INPUT:
# # # # #

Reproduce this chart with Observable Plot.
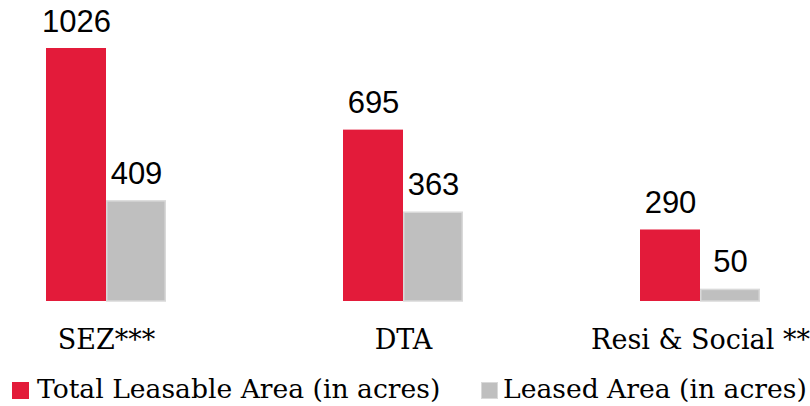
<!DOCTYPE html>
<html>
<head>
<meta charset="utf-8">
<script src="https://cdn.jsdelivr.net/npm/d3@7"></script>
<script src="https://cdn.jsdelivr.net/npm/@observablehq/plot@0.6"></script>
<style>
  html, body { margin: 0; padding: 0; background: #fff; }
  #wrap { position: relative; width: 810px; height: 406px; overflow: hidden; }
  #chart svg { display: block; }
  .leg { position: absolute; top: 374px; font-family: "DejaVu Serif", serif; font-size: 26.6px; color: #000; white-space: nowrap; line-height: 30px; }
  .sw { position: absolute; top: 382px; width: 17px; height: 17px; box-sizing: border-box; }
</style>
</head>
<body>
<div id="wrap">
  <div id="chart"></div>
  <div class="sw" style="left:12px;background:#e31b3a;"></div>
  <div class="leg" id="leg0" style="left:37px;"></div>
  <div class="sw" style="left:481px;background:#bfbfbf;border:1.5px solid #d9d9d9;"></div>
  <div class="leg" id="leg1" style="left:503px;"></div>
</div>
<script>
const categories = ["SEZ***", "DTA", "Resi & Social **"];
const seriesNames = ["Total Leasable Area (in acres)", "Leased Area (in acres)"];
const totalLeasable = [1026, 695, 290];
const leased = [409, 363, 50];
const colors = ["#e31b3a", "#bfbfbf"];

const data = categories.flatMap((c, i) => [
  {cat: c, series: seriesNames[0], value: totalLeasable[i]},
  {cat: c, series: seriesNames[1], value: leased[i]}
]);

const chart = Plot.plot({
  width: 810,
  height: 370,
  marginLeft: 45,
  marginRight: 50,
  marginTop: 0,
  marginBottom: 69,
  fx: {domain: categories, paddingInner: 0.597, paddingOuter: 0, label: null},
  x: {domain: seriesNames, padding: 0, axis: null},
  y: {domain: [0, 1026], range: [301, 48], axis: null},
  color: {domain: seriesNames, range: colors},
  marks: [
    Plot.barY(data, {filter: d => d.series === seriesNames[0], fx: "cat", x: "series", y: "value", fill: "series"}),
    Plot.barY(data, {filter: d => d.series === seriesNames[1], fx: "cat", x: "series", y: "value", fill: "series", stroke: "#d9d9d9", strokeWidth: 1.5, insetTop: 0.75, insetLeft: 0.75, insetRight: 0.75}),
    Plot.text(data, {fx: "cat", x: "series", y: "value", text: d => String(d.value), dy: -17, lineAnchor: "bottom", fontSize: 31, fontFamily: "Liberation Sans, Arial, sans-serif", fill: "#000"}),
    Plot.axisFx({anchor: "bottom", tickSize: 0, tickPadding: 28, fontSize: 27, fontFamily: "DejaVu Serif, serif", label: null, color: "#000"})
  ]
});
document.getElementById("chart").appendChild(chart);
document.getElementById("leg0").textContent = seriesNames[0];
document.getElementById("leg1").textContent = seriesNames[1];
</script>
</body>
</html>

# # # # #

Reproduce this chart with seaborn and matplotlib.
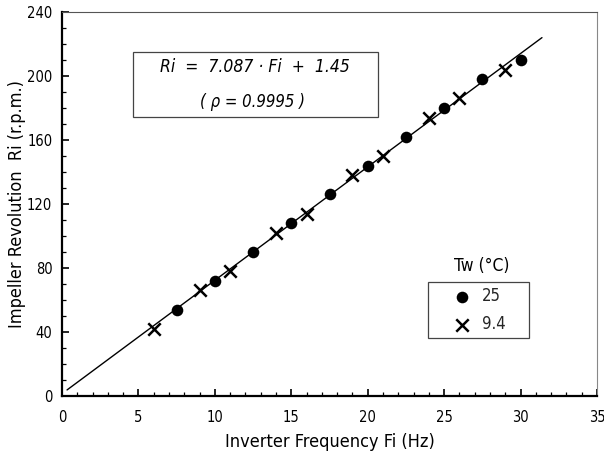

# # # # #

EXERCISE AIM: Pull out every line above that holds the word "Reproduce".

SOLUTION:
Reproduce this chart with Observable Plot.
Reproduce this chart with seaborn and matplotlib.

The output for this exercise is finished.